Die Zeit der Illusionen ist vorbei. Kreml-Herrscher Wladimir Putin (69) dreht nach Lust und Laune am Gashahn; Europa könnte schon bald auf dem Trockenen sitzen. Und das russische Gas lässt sich nicht über Nacht ersetzen. Darum führt kein Weg daran vorbei: Der Kontinent muss sparen.
Schon Anfang Juni preschte der deutsche Wirtschaftsminister Robert Habeck (52) vor und lancierte eine riesige Kampagne zum Energiesparen. Diverse Verbände machen mit. «Wer Energie spart, hilft, dass Deutschland unabhängiger von russischen Importen wird und tut was fürs Klima», so Habeck.
Grosses Sparpotenzial
Das Potenzial ist gross: Kühlschränke, Duschköpfe, Klimaanlagen – kein Gerät, bei dem die Verbraucher nicht sparen könnten. Und das lässt die deutsche Regierung ihre Bürger auch wissen: Sie überzieht das Land mit Anzeigen, Veranstaltungen, Förderprogrammen und Energie-Beratungsangeboten. Sogar eine Telefon-Hotline wurde eingerichtet.
Und nun plant Habeck, einige der Ratschläge auch zu Pflichten umzuwandeln. So will der Wirtschaftsminister Heizungswartungen obligatorisch machen, das Licht in Gängen soll gelöscht, Homeoffice ausgeweitet und die Gasspeicher zu 75 Prozent gefüllt werden.
Doch auch europäische Länder, die weniger abhängig sind vom russischen Gas, werden jetzt von Brüssel zum Sparen aufgerufen. Der Gas-Notfallplan der EU-Kommission sieht eine freiwillige Reduktion des gesamteuropäischen Gasverbrauchs um 15 Prozent bis nächsten Frühling vor. Der Kontinent müsse auf einen vollständigen Stopp der russischen Gaslieferungen vorbereitet sein, begründet Kommissionspräsidentin Ursula von der Leyen (63) den Aufruf zum Verzicht.
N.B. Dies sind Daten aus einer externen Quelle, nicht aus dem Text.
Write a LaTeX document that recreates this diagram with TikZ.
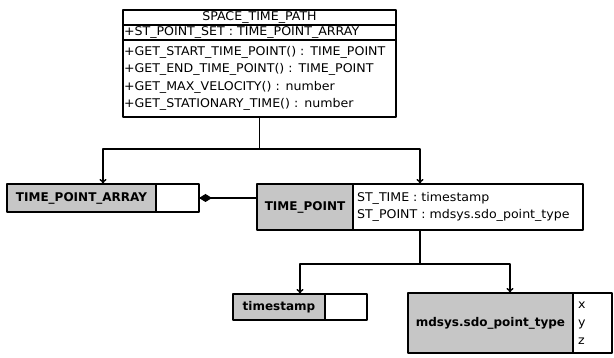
\documentclass[tikz,border=0pt]{standalone}
\usepackage{fontspec}
\setmainfont{DejaVu Sans}
\newfontfamily\widefont{DejaVu Sans}[FakeStretch=1.05]
\usetikzlibrary{arrows.meta,calc,positioning}

\tikzset{
  cls/.style={draw, line width=1.4pt, outer sep=0pt, inner xsep=2pt, inner ysep=0pt},
  shaded/.style={cls, fill=gray!45, font=\fontsize{12}{14}\selectfont\bfseries},
  plain/.style={cls, fill=white, align=left, font=\widefont\fontsize{12}{14}\selectfont},
  row/.style={plain, text width=271pt, inner xsep=1pt, text height=9pt, text depth=3pt, minimum height=15pt},
  link/.style={line width=1.4pt}
}

\begin{document}
\begin{tikzpicture}[x=1pt, y=-1pt, line cap=round, line join=round, >={To[length=5pt,width=7pt]}, font=\fontsize{12}{14}\selectfont]
  \useasboundingbox (0,0) rectangle (614,358);

  % classe SPACE_TIME_PATH
  \node[row, align=center] (title) at (259.5,17.5) {SPACE\_TIME\_PATH};
  \node[row] (attr) at (259.5,32.5) {+ST\_POINT\_SET : TIME\_POINT\_ARRAY};
  \node[plain, text width=271pt, inner xsep=1pt, minimum height=77pt, font=\widefont\fontsize{12}{17.5}\selectfont] (ops) at (259.5,78.5)
    {+GET\_START\_TIME\_POINT() : TIME\_POINT\\
     +GET\_END\_TIME\_POINT() : TIME\_POINT\\
     +GET\_MAX\_VELOCITY() : number\\
     +GET\_STATIONARY\_TIME() : number};

  % TIME_POINT_ARRAY
  \node[shaded, minimum width=149pt, minimum height=28pt] (tpaName) at (81.5,198) {TIME\_POINT\_ARRAY};
  \node[plain, minimum width=43pt, minimum height=28pt, right=0pt of tpaName] (tpaVal) {};

  % TIME_POINT
  \node[shaded, minimum width=96pt, minimum height=46pt] (tpName) at (305,207) {TIME\_POINT};
  \node[plain, inner xsep=4pt, text width=222pt, minimum height=46pt, font=\widefont\fontsize{12}{17}\selectfont, right=0pt of tpName] (tpVal)
    {ST\_TIME : timestamp\\ST\_POINT : mdsys.sdo\_point\_type};

  % timestamp
  \node[shaded, minimum width=92pt, minimum height=26pt] (tsName) at (279,307) {timestamp};
  \node[plain, minimum width=42pt, minimum height=26pt, right=0pt of tsName] (tsVal) {};

  % mdsys.sdo_point_type
  \node[shaded, minimum width=165pt, minimum height=60pt] (ptName) at (490.5,323) {mdsys.sdo\_point\_type};
  \node[plain, inner xsep=5pt, text width=29pt, minimum height=60pt, font=\widefont\fontsize{12}{18}\selectfont, right=0pt of ptName] (ptVal) {x\\y\\z};

  % points d'accroche
  \coordinate (tpaTop) at ($(tpaName.north west)!0.5!(tpaVal.north east)$);
  \coordinate (tpTop) at ($(tpName.north west)!0.5!(tpVal.north east)$);
  \coordinate (tpBot) at ($(tpName.south west)!0.5!(tpVal.south east)$);
  \coordinate (tsTop) at ($(tsName.north west)!0.5!(tsVal.north east)$);
  \coordinate (ptTop) at ($(ptName.north west)!0.5!(ptVal.north east)$);
  \coordinate (fork1) at ($(ops.south)+(0,32)$);
  \coordinate (fork2) at ($(tpBot)+(0,34)$);

  % liens
  \draw[link] (ops.south) -- (fork1);
  \draw[link, ->] (fork1) -| (tpaTop);
  \draw[link, ->] (fork1) -| (tpTop);
  \draw[link] (tpBot) -- (fork2);
  \draw[link, ->] (fork2) -| (tsTop);
  \draw[link, ->] (fork2) -| (ptTop);

  % composition
  \draw[link, {Diamond[length=13pt,width=8pt]}-] (tpaVal.east) -- (tpaVal.east -| tpName.west);
\end{tikzpicture}
\end{document}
Damit sind allerdings nicht alle Mitgliedsländer einverstanden. So finden die Portugiesen, die mit Gas viel Strom produzieren, die Vorgabe «unhaltbar».
«Es ist an der Zeit, solidarisch zu sein»
Nicht so die spanische Regierung, die Anfang Woche rigide Sparmassnahmen beschlossen hat: Öffentliche Gebäude, Büros, Kinos, Bahnhöfe und Flughäfen dürfen ihre Räume im Sommer höchstens auf 27 Grad abkühlen und im Winter auf maximal 19 Grad beheizen. Und in unbenutzten Büros und Schaufenstern gehen künftig ab 22 Uhr die Lichter aus. «Es ist an der Zeit, solidarisch zu sein», sagt Teresa Ribera (53), Spaniens Ministerin für ökologischen Wandel.
Die Schweiz kann die Sparbemühungen der EU nur begrüssen. Sie senken das Risiko, dass die auf Energieimporte angewiesenen Eidgenossen im Winter selber frieren.